Determine how many lines of the records include "seaborn", and answer with the number alone.

Plotting code records:
===============
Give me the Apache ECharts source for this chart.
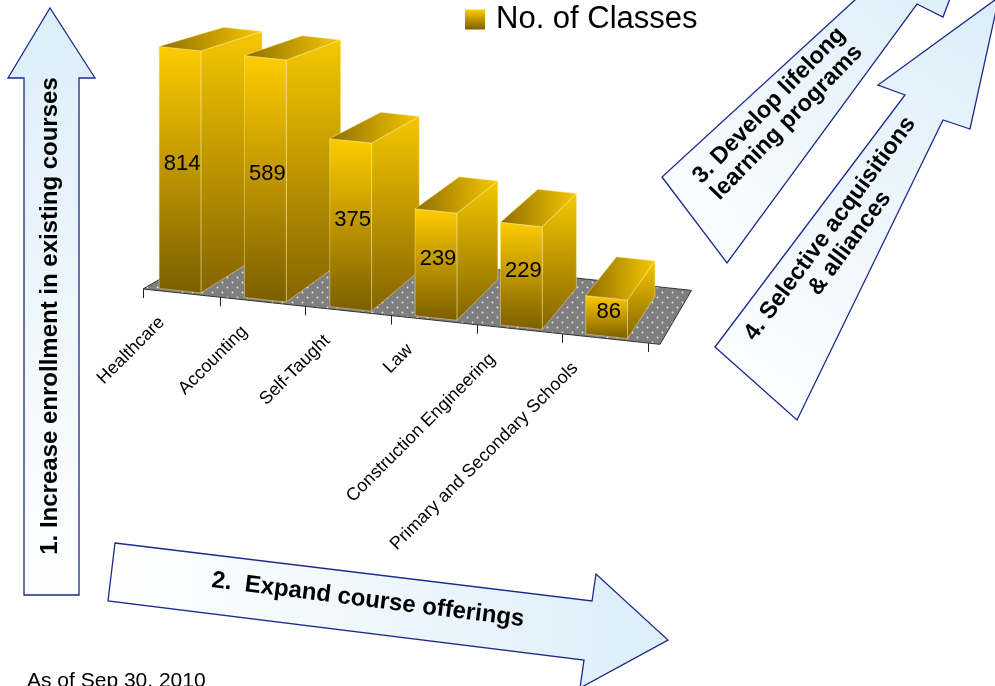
<!DOCTYPE html>
<html>
<head>
<meta charset="utf-8">
<script src="https://cdn.jsdelivr.net/npm/echarts@6/dist/echarts.min.js"></script>
<style>
  html, body { margin: 0; padding: 0; background: #fff; }
  #chart { width: 995px; height: 686px; }
</style>
</head>
<body>
<div id="chart"></div>
<script>
  // data
  var categories = ['Healthcare', 'Accounting', 'Self-Taught', 'Law', 'Construction Engineering', 'Primary and Secondary Schools'];
  var classCounts = [814, 589, 375, 239, 229, 86];
  var seriesName = 'No. of Classes';
  var yMax = 540;   // the two tallest bars are cut at the top of the plot, like in the original

  var FONT = '"Liberation Sans", Arial, sans-serif';
  // perspective: everything recedes toward this point
  var VP = [975, -195];
  var floorSlope = 0.107;
  var floorInset = 9;

  function toward(p, k) {
    return [p[0] + k * (VP[0] - p[0]), p[1] + k * (VP[1] - p[1])];
  }

  // gray dotted floor pattern
  var pat = document.createElement('canvas');
  pat.width = 10; pat.height = 10;
  var pc = pat.getContext('2d');
  pc.fillStyle = '#7f7f7f';
  pc.fillRect(0, 0, 10, 10);
  pc.fillStyle = '#e6e6e6';
  pc.beginPath(); pc.arc(2.5, 2.5, 0.9, 0, Math.PI * 2); pc.fill();
  pc.beginPath(); pc.arc(7.5, 7.5, 0.9, 0, Math.PI * 2); pc.fill();

  function grad(x2, y2, c0, c1) {
    return { type: 'linear', x: 0, y: 0, x2: x2, y2: y2,
      colorStops: [{ offset: 0, color: c0 }, { offset: 1, color: c1 }] };
  }

  function floorY(cs) {
    var baseY = cs.y + cs.height;
    var x0 = cs.x + floorInset;
    return function (x) { return baseY + floorSlope * (x - x0); };
  }

  function renderFloor(params, api) {
    var cs = params.coordSys;
    var fy = floorY(cs);
    var xa = cs.x + floorInset, xb = cs.x + cs.width + 12;
    var fl = [xa, fy(xa)];
    var fr = [xb, fy(xb)];
    var br = toward(fr, 0.1), bl = toward(fl, 0.1);
    var kids = [{
      type: 'polygon',
      shape: { points: [fl, fr, br, bl] },
      style: { fill: { image: pat, repeat: 'repeat' }, stroke: '#333', lineWidth: 1 }
    }];
    var band = cs.width / categories.length;
    var ticks = [xa];
    for (var i = 1; i < categories.length; i++) ticks.push(cs.x + i * band);
    ticks.push(cs.x + cs.width);
    ticks.forEach(function (t) {
      var x = Math.round(t) + 0.5;
      kids.push({
        type: 'line',
        shape: { x1: x, y1: fy(x), x2: x, y2: fy(x) + 9 },
        style: { stroke: '#222', lineWidth: 1 }
      });
    });
    return { type: 'group', children: kids };
  }

  function renderBar(params, api) {
    var i = api.value(0), v = api.value(1);
    var cs = params.coordSys;
    var fy = floorY(cs);
    var c = api.coord([i, 0]);
    var bw = api.size([1, 0])[0] * 0.49;
    var h = api.size([0, Math.min(v, yMax)])[1];
    var cx = c[0];
    var xl = cx - bw / 2, xr = cx + bw / 2;
    var BL = toward([xl, fy(xl)], 0.004), BR = toward([xr, fy(xr)], 0.004);
    var TL = [BL[0], BL[1] - h], TR = [BR[0], BR[1] - h];
    var k = 0.079;
    var TL2 = toward(TL, k), TR2 = toward(TR, k), BR2 = toward(BR, k);
    var edge = 'rgba(255,238,160,0.55)';
    var kids = [
      { type: 'polygon', shape: { points: [TR, TR2, BR2, BR] },
        style: { fill: grad(0, 1, '#F6C700', '#846500'), stroke: edge, lineWidth: 0.8 } },
      { type: 'polygon', shape: { points: [TL, TR, BR, BL] },
        style: { fill: grad(0, 1, '#FFCC00', '#7C5E00'), stroke: edge, lineWidth: 0.8 } },
      { type: 'polygon', shape: { points: [TL, TL2, TR2, TR] },
        style: { fill: grad(1, 0, '#8E6E00', '#F7C800'), stroke: edge, lineWidth: 0.8 } },
      { type: 'text', x: (TL[0] + TR[0]) / 2 + 2, y: (TL[1] + BL[1]) / 2 - 3,
        style: { text: String(v), align: 'center', verticalAlign: 'middle',
          fontSize: 22, fontFamily: FONT, fill: '#000' } },
      { type: 'text', x: cx - 15 - 3 * i, y: fy(cx) + 27, rotation: Math.PI / 4,
        style: { text: categories[i], align: 'right', verticalAlign: 'middle',
          fontSize: 18, fontFamily: FONT, fill: '#000' } }
    ];
    return { type: 'group', children: kids };
  }

  var arrowStroke = '#1B2A8C';
  function arrowFill(x, y, x2, y2) {
    return { type: 'linear', x: x, y: y, x2: x2, y2: y2,
      colorStops: [{ offset: 0, color: '#FFFFFF' }, { offset: 1, color: '#DCEEF9' }] };
  }
  function label(txt, x, y, rot, size) {
    return { type: 'text', x: x, y: y, rotation: rot, z: 10,
      style: { text: txt, align: 'center', verticalAlign: 'middle', fontSize: size,
        fontWeight: 'bold', fontFamily: FONT, fill: '#000', lineHeight: size + 1 } };
  }

  var chart = echarts.init(document.getElementById('chart'), null, { renderer: 'canvas' });
  chart.setOption({
    backgroundColor: '#fff',
    animation: false,
    legend: {
      data: [{ name: seriesName, icon: 'rect' }],
      left: 460, top: -1,
      itemWidth: 20, itemHeight: 20,
      selectedMode: false,
      textStyle: { fontSize: 31, fontFamily: FONT, color: '#000', padding: [0, 0, 0, 6] }
    },
    grid: { left: 134, width: 514, top: 47, height: 242 },
    xAxis: { type: 'category', data: categories, show: false },
    yAxis: { type: 'value', min: 0, max: yMax, show: false },
    series: [
      { type: 'custom', name: 'floor', renderItem: renderFloor, data: [[0, 0]], silent: true, z: 1 },
      {
        type: 'custom', name: seriesName, renderItem: renderBar, z: 2,
        itemStyle: { color: grad(0, 1, '#FFCC00', '#7C5E00') },
        encode: { x: 0, y: 1 },
        data: classCounts.map(function (v, i) { return [i, v]; })
      }
    ],
    graphic: [
      // 1. vertical arrow
      { type: 'polygon', shape: { points: [[24, 595], [79, 595], [79, 78], [95, 78], [50, 8], [8, 78], [24, 78]] },
        style: { fill: arrowFill(0, 1, 0, 0), stroke: arrowStroke, lineWidth: 1.3 } },
      label('1. Increase enrollment in existing courses', 50, 316, Math.PI / 2, 24),
      // 2. horizontal arrow
      { type: 'polygon', shape: { points: [[115, 543], [592, 601], [596, 574], [668, 640], [580, 688], [584, 660], [108, 601]] },
        style: { fill: arrowFill(0, 0, 1, 0), stroke: arrowStroke, lineWidth: 1.3 } },
      label('2.  Expand course offerings', 368, 600, -0.125, 24),
      // 3. upper right arrow
      { type: 'polygon', shape: { points: [[662, 177], [727, 263], [917, 4], [943, 17], [954, -12], [868, -12]] },
        style: { fill: arrowFill(0, 1, 1, 0), stroke: arrowStroke, lineWidth: 1.3 } },
      label('3. Develop lifelong\nlearning programs', 778, 114, 0.80, 23.5),
      // 4. lower right arrow
      { type: 'polygon', shape: { points: [[715, 347], [797, 420], [943, 120], [970, 129], [999, -3], [878, 85], [905, 95]] },
        style: { fill: arrowFill(0, 1, 1, 0), stroke: arrowStroke, lineWidth: 1.3 } },
      label('4. Selective acquisitions\n& alliances', 840, 236, 0.934, 23.5),
      // footnote
      { type: 'text', left: 27, top: 671,
        style: { text: 'As of Sep 30, 2010', fontSize: 21, fontFamily: FONT, fill: '#000' } }
    ]
  });
</script>
</body>
</html>
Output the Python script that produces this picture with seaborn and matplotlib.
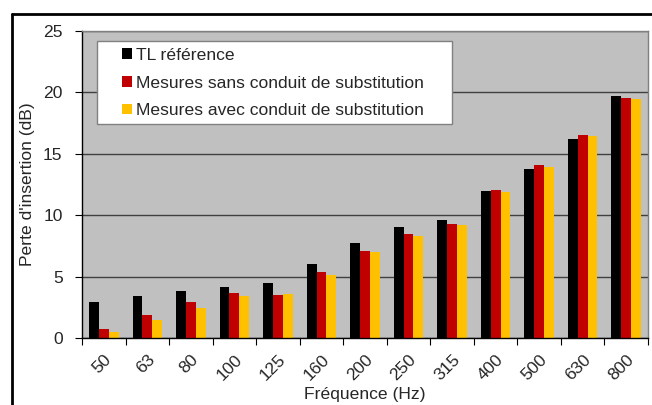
import numpy as np
import pandas as pd
import matplotlib
matplotlib.use("Agg")
import matplotlib.pyplot as plt
from matplotlib.lines import Line2D
from matplotlib.patches import Rectangle
from matplotlib.ticker import FixedLocator
import seaborn as sns

frequencies = ["50", "63", "80", "100", "125", "160", "200", "250", "315", "400", "500", "630", "800"]
tl_reference = [2.93, 3.42, 3.83, 4.13, 4.46, 6.06, 7.72, 9.04, 9.58, 11.99, 13.79, 16.23, 19.67]
sans_conduit = [0.71, 1.90, 2.96, 3.64, 3.48, 5.38, 7.09, 8.44, 9.25, 12.08, 14.06, 16.53, 19.51]
avec_conduit = [0.49, 1.47, 2.45, 3.40, 3.61, 5.14, 7.04, 8.30, 9.23, 11.86, 13.95, 16.45, 19.46]
series_names = ["TL référence",
                "Mesures sans conduit de substitution",
                "Mesures avec conduit de substitution"]
y_ticks = [0, 5, 10, 15, 20, 25]

df = pd.DataFrame({
    "freq": frequencies * 3,
    "value": tl_reference + sans_conduit + avec_conduit,
    "series": [series_names[0]] * 13 + [series_names[1]] * 13 + [series_names[2]] * 13,
})

sns.set_style("white")
plt.rcParams["font.family"] = ["Liberation Sans", "DejaVu Sans"]
FS = 12.6

fig = plt.figure(figsize=(6.52, 4.05), dpi=100)
W, H = 652, 405
ax = fig.add_axes([82 / W, 1 - 338 / H, (648 - 82) / W, (338 - 31) / H])

palette = ["#000000", "#C00000", "#FFC000"]
sns.barplot(data=df, x="freq", y="value", hue="series", order=frequencies,
            hue_order=series_names, palette=palette, width=0.68, gap=0,
            saturation=1, ax=ax, linewidth=0, edgecolor="none")

ax.set_facecolor("#C0C0C0")
ax.set_ylim(0, 25)
ax.set_xlim(-0.5, len(frequencies) - 0.5)
ax.set_yticks(y_ticks)
ax.set_yticklabels([str(t) for t in y_ticks], fontsize=FS)
ax.yaxis.grid(True, color="#404040", linewidth=1)
ax.set_axisbelow(True)
ax.xaxis.grid(False)

ax.set_xticks(range(len(frequencies)))
ax.set_xticklabels(frequencies, rotation=45, ha="right", rotation_mode="anchor", fontsize=FS)
ax.xaxis.set_minor_locator(FixedLocator(np.arange(-0.5, len(frequencies), 1.0)))
ax.tick_params(axis="x", which="major", length=0, pad=10)
ax.tick_params(axis="x", which="minor", length=5, width=0.8, color="#000000", direction="out", bottom=True)
ax.tick_params(axis="y", which="major", length=5, width=0.8, color="#000000", direction="out", left=True, pad=9)

for s in ["left", "bottom"]:
    ax.spines[s].set_color("#000000")
    ax.spines[s].set_linewidth(1)
for s in ["top", "right"]:
    ax.spines[s].set_visible(True)
    ax.spines[s].set_color("#808080")
    ax.spines[s].set_linewidth(1)

ax.set_xlabel("Fréquence (Hz)", fontsize=FS, labelpad=2.5)
ax.set_ylabel("Perte d'insertion (dB)", fontsize=FS, labelpad=6)

def px_to_axes(x, y):
    return ((x - 82) / 566, (338 - y) / 307)

bx0, by0 = px_to_axes(96.7, 124.3)
bx1, by1 = px_to_axes(452, 41)
ax.add_patch(Rectangle((bx0, by0), bx1 - bx0, by1 - by0, transform=ax.transAxes,
                       facecolor="white", edgecolor="#808080", linewidth=1, zorder=5))

fs_px = FS * 100 / 72
leg = ax.legend(loc="upper left", bbox_to_anchor=px_to_axes(122, 48),
                borderaxespad=0, fontsize=FS, frameon=False,
                handlelength=10 / fs_px, handleheight=10 / fs_px, handletextpad=0.22,
                labelspacing=0.72, borderpad=0, title=None)
leg.set_zorder(6)

fig.add_artist(Line2D([12 / W, 12 / W], [0, 1 - 14 / H], color="black", linewidth=2, transform=fig.transFigure))
fig.add_artist(Line2D([12 / W, 1], [1 - 14 / H, 1 - 14 / H], color="black", linewidth=2, transform=fig.transFigure))

fig.savefig("out.png", dpi=100, facecolor="white")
===============
> [FINISHED TASK]: 2